Growing 'AI Waste' Calls For Responsible AI Frameworks

Sean Carroll

When Brighton-based Vixen Digital published its analysis of AI-driven content failures in March 2025, documenting an 80% ranking collapse from aggressive AI scaling, it served as an early warning signal. Eight months later, the patterns identified have only intensified, new research reveals AI's environmental costs are far higher than previously claimed, and we all continue to pay the price.

“The problem hasn't gone away, if anything, we're fielding more inquiries from businesses in this situation now than we were in the spring. Essentially we’ve seen a rise in what we call ‘AI waste’ - the growing volume of low-value AI output that weakens business performance, damages trust in the marketing industry, raises sustainability and ethical questions, and contributes to a declining digital ecosystem”, said Sean Carroll, Director of Vixen Digital.

The same trend has been observed by others. Mary Kemp, award-winning co-founder of Brighton AI and Simpler with AI, adds

"We're seeing the same pattern with our clients. Teams without proper AI training can burn through 10 to 20 prompts trying to get one usable result. Train them on structured workflows and that drops to 2 to 3 attempts. Every wasted iteration has an environmental cost most organisations don't even realise exists." says Mary.

Vixen Digital has now become one of the first in the UK to achieve ISO/IEC 42001 certification for Responsible AI Management alongside ISO/IEC 27001 for Information Security.

But stresses that you don’t need an accreditation to make a difference.

“Anyone start developing internal frameworks to use AI responsibly. We had them even before the ISO, and it forced us all to ask the right questions before damage is done.” says Caroll.

Mary Kemp adds, "You don't need certification to start using AI responsibly. Train your team on effective prompting and reusable workflows, and you immediately cut the waste. A well-crafted prompt works in three tries. A vague one can take 50. That difference is where responsible AI actually starts."

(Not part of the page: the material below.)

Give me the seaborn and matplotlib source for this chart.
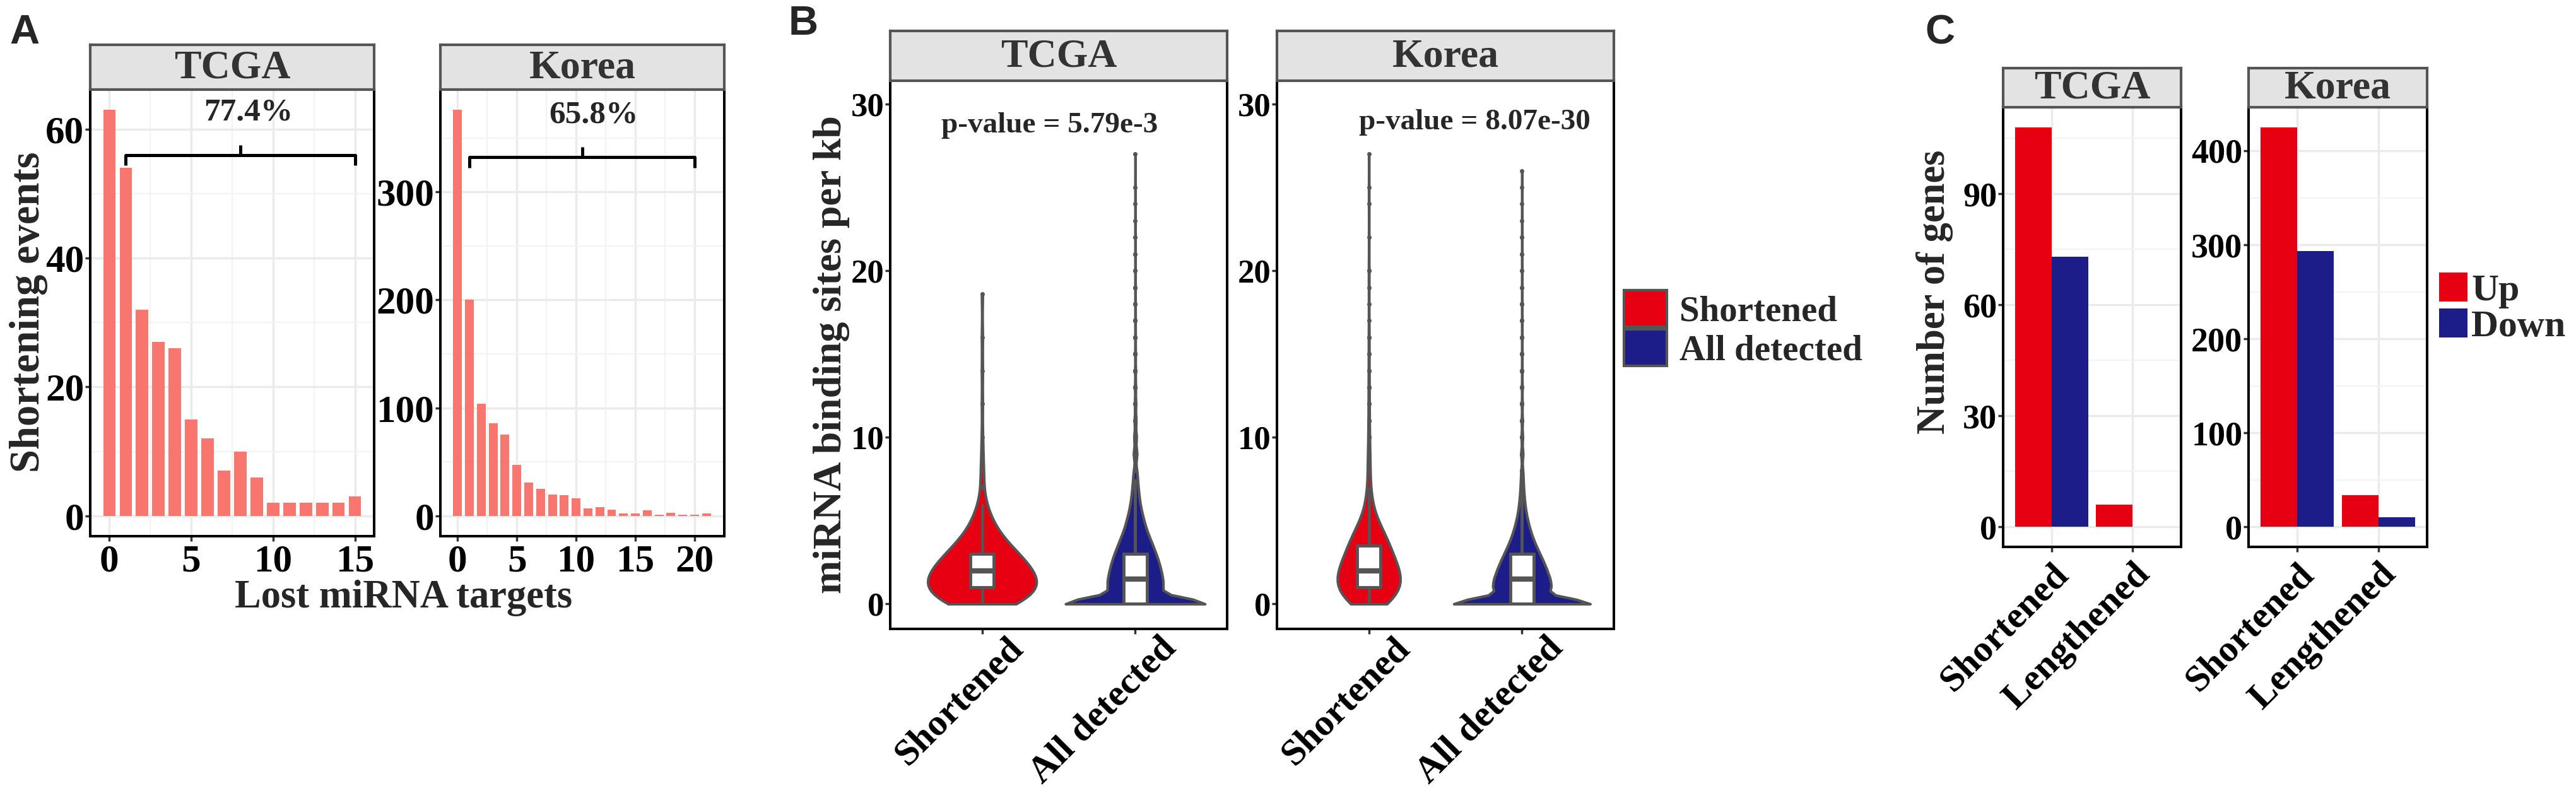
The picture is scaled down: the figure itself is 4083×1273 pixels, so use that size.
import numpy as np
import pandas as pd
import matplotlib
matplotlib.use("Agg")
import matplotlib.pyplot as plt
import matplotlib.transforms as mtransforms
import seaborn as sns
from matplotlib.patches import Patch

W, H = 4083, 1273

cohorts = ["TCGA", "Korea"]

# Panel A: shortening events by number of lost miRNA targets
tcga_lost = list(range(16))
tcga_events = [63, 54, 32, 27, 26, 15, 12, 7, 10, 6, 2, 2, 2, 2, 2, 3]
korea_lost = list(range(22))
korea_events = [376, 200, 104, 86, 75, 47, 31, 25, 20, 19, 16, 7, 8, 6, 2, 2, 5, 1, 3, 1, 1, 2]
lost_pct = ["77.4%", "65.8%"]
bracket_end = [15, 20]

# Panel B: miRNA binding sites per kb (binned values and their counts)
b_groups = ["Shortened", "All detected"]
tcga_short_vals = [0, 0.5, 1, 1.5, 2, 2.5, 3, 3.5, 4, 4.5, 5, 5.5, 6, 7, 8, 9, 10, 12, 14, 16, 18.6]
tcga_short_counts = [28, 32, 34, 34, 30, 26, 22, 16, 12, 8, 6, 4, 3, 2, 2, 1, 1, 1, 1, 1, 1]
tcga_all_vals = [0, 0.5, 1, 1.5, 2, 2.5, 3, 3.5, 4, 4.5, 5, 5.5, 6, 6.5, 7, 7.5, 8, 9, 10,
                 11, 12, 13, 14, 15, 16, 17, 18, 19, 20, 21, 22, 23, 24, 25, 27]
tcga_all_counts = [1900, 400, 520, 500, 470, 430, 380, 320, 260, 200, 160, 120, 90, 70, 55, 42, 34, 50, 35,
                   24, 17, 12, 9, 7, 5, 4, 3, 3, 2, 2, 2, 1, 1, 1, 1]
korea_short_vals = [0, 0.5, 1, 1.5, 2, 2.5, 3, 3.5, 4, 4.5, 5, 5.5, 6, 6.5, 7, 8, 9, 10,
                    11, 12, 13, 14, 15, 16, 17, 18, 19, 20, 22, 24, 25, 27]
korea_short_counts = [80, 100, 110, 115, 105, 92, 80, 70, 62, 44, 30, 17, 12, 9, 7, 10, 7, 5,
                      4, 3, 3, 2, 2, 2, 1, 1, 1, 2, 1, 1, 1, 1]
korea_all_vals = [0, 0.5, 1, 1.5, 2, 2.5, 3, 3.5, 4, 4.5, 5, 5.5, 6, 6.5, 7, 7.5, 8, 9, 10,
                  11, 12, 13, 14, 15, 16, 17, 18, 19, 20, 21, 22, 23, 24, 25, 26]
korea_all_counts = [1900, 480, 620, 580, 520, 450, 370, 290, 220, 165, 120, 85, 62, 45, 34, 26, 20, 30, 20,
                    14, 10, 8, 6, 5, 4, 3, 3, 2, 2, 2, 2, 1, 1, 1, 1]
p_values = ["p-value = 5.79e-3", "p-value = 8.07e-30"]

# Panel C: number of genes up / down
c_types = ["Shortened", "Lengthened"]
c_dirs = ["Up", "Down"]
tcga_up = [108, 6]
tcga_down = [73, 0]
korea_up = [425, 34]
korea_down = [293, 10]

RED = "#E60012"
BLUE = "#1D1D8A"
SALMON = "#F8766D"
GRID = "#EBEBEB"
GRID_MINOR = "#F3F3F3"

sns.set_theme(style="white")
plt.rcParams["font.family"] = ["Liberation Serif", "DejaVu Serif"]
plt.rcParams["font.weight"] = "bold"
plt.rcParams["axes.labelweight"] = "bold"

fig = plt.figure(figsize=(W / 100, H / 100), dpi=100)


def box(x0, y0, x1, y1):
    return fig.add_axes([x0 / W, 1 - y1 / H, (x1 - x0) / W, (y1 - y0) / H])


def strip(x0, y0, x1, y1, label, size=46):
    s = box(x0, y0, x1, y1)
    s.set_facecolor("#E3E3E3")
    s.set_xticks([])
    s.set_yticks([])
    for sp in s.spines.values():
        sp.set_color("#555555")
        sp.set_linewidth(3)
    s.text(0.5, 0.47, label, ha="center", va="center", fontsize=size,
           color="#333333", fontweight="bold", transform=s.transAxes)


def frame(ax, size):
    for sp in ax.spines.values():
        sp.set_visible(True)
        sp.set_color("black")
        sp.set_linewidth(2.9)
    ax.tick_params(which="major", direction="out", length=6, width=2.5, color="#333333",
                   labelsize=size, labelcolor="black", pad=3, bottom=True, left=True)
    ax.tick_params(which="minor", length=0)
    ax.set_xlabel("")
    ax.set_ylabel("")


def gridlines(ax):
    ax.set_axisbelow(True)
    ax.grid(which="major", color=GRID, linewidth=2.5)
    ax.grid(which="minor", color=GRID_MINOR, linewidth=1.6)


# ---------------- Panel A ----------------
a_boxes = [(143, 142, 593, 850), (698, 142, 1148, 850)]
a_data = [(tcga_lost, tcga_events), (korea_lost, korea_events)]
a_xlim = [(-1.16, 16.16), (-1.45, 22.45)]
a_yticks = [[0, 20, 40, 60], [0, 100, 200, 300]]
a_yminor = [[10, 30, 50], [50, 150, 250, 350]]
a_xticks = [[0, 5, 10, 15], [0, 5, 10, 15, 20]]
a_xminor = [[2.5, 7.5, 12.5], [2.5, 7.5, 12.5, 17.5, 22.5]]
a_text_pos = [(8.5, 62.6), (11.5, 371)]

for i, (x0, y0, x1, y1) in enumerate(a_boxes):
    ax = box(x0, y0, x1, y1)
    lost, events = a_data[i]
    sns.barplot(x=lost, y=events, native_scale=True, width=0.74, color=SALMON,
                saturation=1, errorbar=None, linewidth=0, ax=ax)
    top = max(events) * 1.05
    ax.set_xlim(*a_xlim[i])
    ax.set_ylim(-max(events) * 0.05, top)
    ax.set_xticks(a_xticks[i])
    ax.set_xticks(a_xminor[i], minor=True)
    ax.set_yticks(a_yticks[i])
    ax.set_yticks(a_yminor[i], minor=True)
    gridlines(ax)
    frame(ax, 44)
    ax.tick_params(axis="x", pad=3)
    ax.tick_params(axis="y", pad=1)
    # bracket over the events that lost at least one target
    ymax = max(events)
    yb = ymax * (0.889 if i == 0 else 0.883)
    arm = ymax * 0.025
    nub = ymax * 0.025
    xs, xe = 1, bracket_end[i]
    ax.plot([xs, xs, xe, xe], [yb - arm, yb, yb, yb - arm], color="black",
            linewidth=3.6, solid_joinstyle="round", solid_capstyle="butt")
    ax.plot([(xs + xe) / 2] * 2, [yb, yb + nub], color="black", linewidth=3.6,
            solid_capstyle="butt")
    tx, ty = a_text_pos[i]
    ax.text(tx, ty, lost_pct[i], ha="center", va="center", fontsize=37, fontweight="bold")
    strip(x0, 71, x1, y0, cohorts[i])

fig.text(640 / W, 1 - 948 / H, "Lost miRNA targets", ha="center", va="center",
         fontsize=45, fontweight="bold")
fig.text(46 / W, 1 - 495 / H, "Shortening events", ha="center", va="center",
         rotation=90, fontsize=48, fontweight="bold")

# ---------------- Panel B ----------------
b_boxes = [(1411, 128, 1945, 997), (2024, 128, 2558, 997)]
b_data = [
    [(tcga_short_vals, tcga_short_counts), (tcga_all_vals, tcga_all_counts)],
    [(korea_short_vals, korea_short_counts), (korea_all_vals, korea_all_counts)],
]
b_widths = [[0.71, 0.91], [0.41, 0.89]]
b_bw = [1.0, 0.7]
b_colors = [RED, BLUE]
b_text_pos = [(0.44, 28.7), (0.69, 28.9)]
b_shift = mtransforms.ScaledTranslation(0.38, 0.06, fig.dpi_scale_trans)

for i, (x0, y0, x1, y1) in enumerate(b_boxes):
    ax = box(x0, y0, x1, y1)
    frames = []
    for j, g in enumerate(b_groups):
        vals, counts = b_data[i][j]
        y = np.repeat(vals, counts)
        frames.append(pd.DataFrame({"group": g, "value": y}))
        sns.violinplot(x=[g] * len(y), y=y, order=b_groups, color=b_colors[j],
                       width=b_widths[i][j], density_norm="width", cut=0, inner=None,
                       bw_adjust=b_bw[j], linecolor="#555555", linewidth=3,
                       saturation=1, ax=ax)
    df_b = pd.concat(frames, ignore_index=True)
    sns.boxplot(data=df_b, x="group", y="value", order=b_groups, width=0.15,
                color="white", linecolor="#555555", linewidth=3.5, saturation=1,
                showcaps=False, fliersize=4,
                flierprops=dict(marker="o", markerfacecolor="#555555",
                                markeredgecolor="#555555"),
                medianprops=dict(linewidth=6, color="#555555"), ax=ax)
    ax.set_xlim(-0.6, 1.6)
    ax.set_ylim(-1.5, 31.4)
    ax.set_yticks([0, 10, 20, 30])
    ax.grid(False)
    frame(ax, 38)
    ax.tick_params(axis="y", pad=1)
    ax.tick_params(axis="x", labelsize=43, pad=1)
    for lab in ax.get_xticklabels():
        lab.set_rotation(45)
        lab.set_ha("right")
        lab.set_rotation_mode("anchor")
        lab.set_transform(lab.get_transform() + b_shift)
    tx, ty = b_text_pos[i]
    ax.text(tx, ty, p_values[i], ha="center", va="center", fontsize=34, fontweight="bold")
    strip(x0, 49, x1, y0, cohorts[i])

fig.text(1318 / W, 1 - 562 / H, "miRNA binding sites per kb", ha="center", va="center",
         rotation=90, fontsize=46, fontweight="bold")
fig.legend(handles=[Patch(facecolor=c, edgecolor="#555555", linewidth=3) for c in b_colors],
           labels=b_groups, loc="upper left", bbox_to_anchor=(2574 / W, 1 - 460 / H),
           frameon=False, fontsize=41, handlelength=1.2, handleheight=1.2,
           handletextpad=0.34, labelspacing=0.03, borderpad=0, borderaxespad=0)

# ---------------- Panel C ----------------
c_boxes = [(3175, 170, 3457, 867), (3564, 170, 3847, 867)]
c_data = [(tcga_up, tcga_down), (korea_up, korea_down)]
c_yticks = [[0, 30, 60, 90], [0, 100, 200, 300, 400]]
c_yminor = [[15, 45, 75, 105], [50, 150, 250, 350]]

for i, (x0, y0, x1, y1) in enumerate(c_boxes):
    ax = box(x0, y0, x1, y1)
    up, down = c_data[i]
    df_c = pd.DataFrame({"type": c_types * 2,
                         "dir": [c_dirs[0]] * 2 + [c_dirs[1]] * 2,
                         "n": up + down})
    sns.barplot(data=df_c, x="type", y="n", hue="dir", order=c_types, hue_order=c_dirs,
                palette=[RED, BLUE], width=0.9, saturation=1, errorbar=None,
                linewidth=0, legend=False, ax=ax)
    top = max(up + down)
    ax.set_xlim(-0.6, 1.6)
    ax.set_ylim(-top * 0.05, top * 1.05)
    ax.set_yticks(c_yticks[i])
    ax.set_yticks(c_yminor[i], minor=True)
    gridlines(ax)
    ax.grid(which="minor", axis="x", visible=False)
    frame(ax, 39)
    ax.tick_params(axis="y", pad=1)
    ax.tick_params(axis="x", labelsize=43, pad=6)
    plt.setp(ax.get_xticklabels(), rotation=45, ha="right", rotation_mode="anchor")
    strip(x0, 108, x1, y0, cohorts[i])

fig.text(3066 / W, 1 - 463 / H, "Number of genes", ha="center", va="center",
         rotation=90, fontsize=45, fontweight="bold")
fig.legend(handles=[Patch(facecolor=c, linewidth=0) for c in [RED, BLUE]],
           labels=c_dirs, loc="upper left", bbox_to_anchor=(3866 / W, 1 - 432 / H),
           frameon=False, fontsize=43, handlelength=0.76, handleheight=0.82,
           handletextpad=0.1, labelspacing=0.0, borderpad=0, borderaxespad=0)

# panel letters
for letter, (lx, ly) in zip("ABC", [(15, 22), (1250, 8), (3051, 22)]):
    fig.text(lx / W, 1 - ly / H, letter, ha="left", va="top", fontsize=47,
             fontweight="bold", family="Liberation Sans")

fig.savefig("out.png", dpi=100, facecolor="white")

When AI Strategies Backfire: A Cautionary Tale

Throughout 2025, the agency has audited multiple sites that scaled aggressively using AI-powered content strategies. In a documented case published in Search Engine Land in March, the results were stark:

  • 80% of top-performing pages lost their query rankings entirely (devalued, not just dropped)

  • Over 90% content duplication was detected across the site

  • High domain authority but remarkably low brand search volume is a red flag combination

  • Catastrophic revenue impact as organic traffic collapsed

"This wasn't a manual penalty from Google," Carroll explained. "The algorithms simply recognised what was obvious to us: mass-produced content with minimal differentiation, engagement metrics that appeared inflated, and a site that looked over-optimised for search engines rather than built for users."

The Hidden Costs of AI: New Research Reveals Alarming Impact

A November 2025 study published in Nature's Scientific Reports challenges earlier claims that AI is more environmentally friendly than human work, revealing the true cost of AI-driven workflows. The peer-reviewed research by N.H. Woo is the first correctness-controlled analysis to quantitatively compare the environmental impacts of human and AI programmers.

A November 2025 study in Nature’s Scientific Reports has challenged the idea that AI is more environmentally efficient than human work. According to figures previously shared by OpenAI’s, the average ChatGPT prompt uses around 0.34 watt-hours, a tiny amount on its own. But at an estimated 2.5 billion queries per day, that quickly scales to 850 megawatt-hours daily, enough to charge thousands of electric vehicles. Over a year, this equates to nearly one trillion queries and energy consumption comparable to powering around 29,000 U.S. homes annually.

With Google now turning every search into an AI-driven query through AI Overviews, the environmental footprint of “routine digital activity” is expanding faster than most people realise.

"The Nature study confirms what we've been seeing in practice," Carroll noted. "The most concerning finding is that failed AI attempts, which happen more often than people realise, waste exponentially more resources than successful ones. When agencies automate content creation without proper quality control, they're not just risking their clients' rankings, they're burning massive amounts of energy producing outputs that will never see the light of day or will be penalised by Google within months."

AI models also continue to exhibit bias and hallucination issues. Recent examples include cases in early stages of litigation, such as the Harper v. Sirius XM Radio, where an AI-powered hiring system allegedly unfairly downgraded applications by relying on proxies that disproportionately disadvantage Black candidates. And, we’ve seen outcomes of some previous cases, such as iTutor Group agreeing to pay $365,000 to settle their own AI discrimination lawsuit back in 2023.